There are two aspects to this.

First if your fridge is filled with anything other than air then you will save the energy associated with cold air escaping whenever you open the door.

However if you put bottles of water in your fridge it will take a lot more work by the fridge to cool them down than the equivalent volume of air as a litre of water at room temperature contains a lot more heat than a litre of air at the same temperature so more work is required from the fridge to cool a litre of water than a litre of air.

If you intend to put the bottles in the fridge at some point it is certainly better to fill the fridge now rather than put them in individually. But if you don't actually need the water to be cool ever it would be better to fill the spare space with empty bottle or blocks of styrofoam.

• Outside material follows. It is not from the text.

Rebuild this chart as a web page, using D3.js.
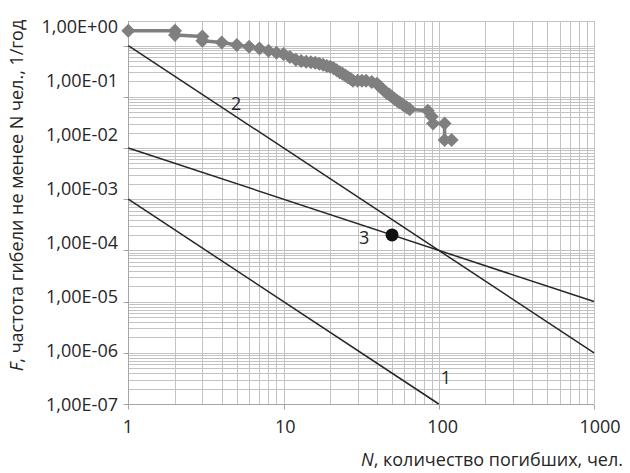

This is because of the relative specific heat capacities of air and water. The specific heat capacities of air and water by mass are 1 and 4 KJ/Kg·K, respectively, but water is around 1,000 times denser than water so the heat capacities by volume are different by a factor of 4,000.

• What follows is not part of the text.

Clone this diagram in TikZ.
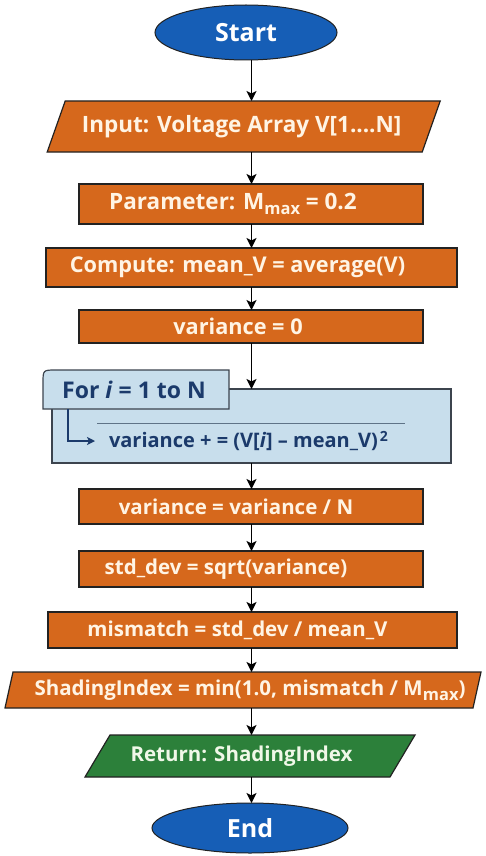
\documentclass[tikz,border=0pt]{standalone}
\usepackage{fontspec}
\setmainfont{Open Sans}
\usetikzlibrary{shapes.geometric,arrows.meta,calc}
\pgfdeclarelayer{background}
\pgfsetlayers{background,main}

\definecolor{procfill}{RGB}{214,104,28}
\definecolor{proctext}{RGB}{255,244,228}
\definecolor{termfill}{RGB}{22,94,182}
\definecolor{retfill}{RGB}{44,128,58}
\definecolor{rettext}{RGB}{240,248,232}
\definecolor{loopfill}{RGB}{200,222,236}
\definecolor{loopedge}{RGB}{60,68,78}
\definecolor{looptext}{RGB}{27,58,107}
\definecolor{ovlcol}{RGB}{95,115,135}
\definecolor{edge}{RGB}{34,34,34}

% font sizes
\newcommand\bigtxt{\fontsize{22.5}{26}\selectfont\bfseries}
\newcommand\midtxt{\fontsize{21.7}{26}\selectfont\bfseries}
\newcommand\smalltxt{\fontsize{20.5}{24}\selectfont\bfseries}

% subscript "max"
\newcommand\Msub{M\raisebox{-5pt}{\fontsize{16.5}{16}\selectfont max}}

% slanted (input/output) outline behind a rectangular node
\newcommand\slantbox[3]{%
  \begin{pgfonlayer}{background}
    \filldraw[fill=#3, draw=edge, line width=1.2pt]
      ($(#1.south west)+(-#2,0)$) -- ($(#1.north west)+(#2,0)$) --
      ($(#1.north east)+(#2,0)$) -- ($(#1.south east)+(-#2,0)$) -- cycle;
  \end{pgfonlayer}}

\begin{document}
\begin{tikzpicture}[x=1pt,y=-1pt,
  every node/.style={inner sep=0pt, outer sep=0pt},
  terminal/.style={ellipse, draw=edge, line width=1pt, fill=termfill,
    text=white, font=\fontsize{25}{30}\selectfont\bfseries},
  proc/.style={rectangle, draw=edge, line width=1.2pt, fill=procfill,
    text=proctext, font=\smalltxt},
  iotext/.style={rectangle, font=\smalltxt},
  looptxt/.style={text=looptext, font=\fontsize{20}{24}\selectfont\bfseries},
  arr/.style={draw=black, line width=1.5pt,
    -{Stealth[length=10pt,width=10pt,inset=2.5pt]}},
  looparr/.style={draw=looptext, line width=1.3pt,
    -{Stealth[length=8pt,width=8pt,inset=2pt]}},
]
\useasboundingbox (0,0) rectangle (485,856);
\coordinate (spine) at (251.5,0);

% terminals
\node[terminal, minimum width=182pt, minimum height=55pt] (start) at (246,32.5) {Start};
\node[terminal, minimum width=196pt, minimum height=50pt] (end) at (250,828) {End};

% input
\node[iotext, text=proctext, font=\bigtxt, minimum width=375pt, minimum height=51pt] (input) at (243.7,126.5)
  {Input: Voltage Array V[1....N]\hspace*{4pt}};
\slantbox{input}{9}{procfill}

% process boxes
\node[proc, font=\bigtxt, minimum width=344pt, minimum height=40pt] (param) at (251,204)
  {Parameter: \Msub{} = 0.2\hspace*{36pt}};
\node[proc, font=\midtxt, minimum width=411pt, minimum height=39pt] (compute) at (251.5,267.5)
  {Compute: mean\_V = average(V)\hspace*{28pt}};
\node[proc, font=\midtxt, minimum width=344pt, minimum height=33pt] (var0) at (251,326.5)
  {variance = 0\hspace*{26pt}};

% loop block
\node[minimum width=399pt, minimum height=74pt] (loop) at (251.5,426) {};
\node[looptxt, font=\fontsize{23}{26}\selectfont\bfseries, minimum width=186pt, minimum height=39pt] (forhdr) at (136,389.5)
  {For \textit{i} = 1 to N\hspace*{4pt}};
\begin{pgfonlayer}{background}
  \filldraw[fill=loopfill, draw=loopedge, line width=1.2pt]
    (loop.north west) rectangle (loop.south east);
  \filldraw[fill=loopfill, draw=loopedge, line width=1.2pt]
    (forhdr.south west) -- ($(forhdr.north west)+(0,13)$)
    .. controls (forhdr.north west) .. ($(forhdr.north west)+(13,0)$)
    -- (forhdr.north east) -- (forhdr.south east) -- cycle;
\end{pgfonlayer}
\node[looptxt, anchor=west, inner xsep=14pt] (body) at (95,441)
  {variance + = (V[\textit{i}] – mean\_V)\hspace{2pt}\raisebox{6pt}{\fontsize{14}{14}\selectfont 2}};
\coordinate (lstart) at ($(forhdr.south west)+(25,0)$);
\draw[looparr] (lstart) |- (body.west);
\coordinate (ovA) at (97,423);
\coordinate (ovB) at (405,423);
\draw[ovlcol, line width=0.9pt] (ovA) -- (ovB);

\node[proc, minimum width=344pt, minimum height=35pt] (varN) at (251,506.5)
  {variance = variance / N\hspace*{30pt}};
\node[proc, minimum width=344pt, minimum height=36pt] (std) at (251,569)
  {std\_dev = sqrt(variance)\hspace*{50pt}};
\node[proc, minimum width=409pt, minimum height=36pt] (mismatch) at (252.5,630)
  {mismatch = std\_dev / mean\_V\hspace*{30pt}};

% output boxes
\node[iotext, text=proctext, minimum width=468pt, minimum height=36pt] (shading) at (243,690)
  {\hspace*{14pt}ShadingIndex = min(1.0, mismatch / \Msub)};
\slantbox{shading}{4}{procfill}
\node[iotext, text=rettext, minimum width=305pt, minimum height=42pt] (ret) at (250,756)
  {Return: ShadingIndex\hspace*{17pt}};
\slantbox{ret}{12.5}{retfill}

% flow connectors
\foreach \a/\b in {start/input, input/param, param/compute, compute/var0,
                   var0/loop, loop/varN, varN/std, std/mismatch,
                   mismatch/shading, shading/ret, ret/end}
  \draw[arr] (\a.south -| spine) -- (\b.north -| spine);
\end{tikzpicture}
\end{document}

So it is obvious that the energy wasted by loss of air when you open the fridge is fairly trivial compared to the work needed to cool the same volume of water.

Typically a fridge will use around 1 unit of mechanical power for every 3 units of cooling power.

So overall there is a small advantage in minimising the volume of free air in a fridge but it is only worth doing this by filling it with things that you want to refrigerate anyway or solids (or containers or foams) which have a low volumetric heat capacity.

This only applies to losses from opening the door though, once the contents are at a stable temperature it makes no difference to energy consumption what is actually in it, assuming that is is reasonably well-sealed.


Many factors play in this scenario:
1- the shape of the bottles and their material thermal insulation index.
2-how you place the bottles on the shelves: do they promote air current or impede it.
3- the frequency of opening the fridge door.
As many have mentioned there is an initial load when room temperature bottles cool of. but after that point everything else being equal it boils down two cases; penetration of heat into fridge due to design and manufacturing exigencies and material thermal properties of fridge without bottles versus contribution of bottles acting like the vanes of a cold radiator letting the stream of transient air wash around it. So if the shape and placement of bottles doesn't encourage entrant air circulate easily it would help saving energy a bit.
ultimately if you fill up the entire available space with water past the initial pick of energy the chronic use of energy will be smaller.
we could look at this fridge as revers of a cooling tower. if we don't want to interact thermally with ambient air we make it hard by placing the bottles of water in a way that shields the other parts of the fridge from convection or ventilation. this concept has been used for centuries in middle eastern architecture, eg, passive air-conditioning.


The added weight of the water bottles will cause the contact patch between the feet of the refrigerator and the floor to deform ever so slightly, thus making better thermal contact between the feet and the (presumably warmer) floor. Hence, the addition of the water bottles will increase the heat loss through the feet by an amount so small as to be undetectable by even the most sensitive heat flux sensors.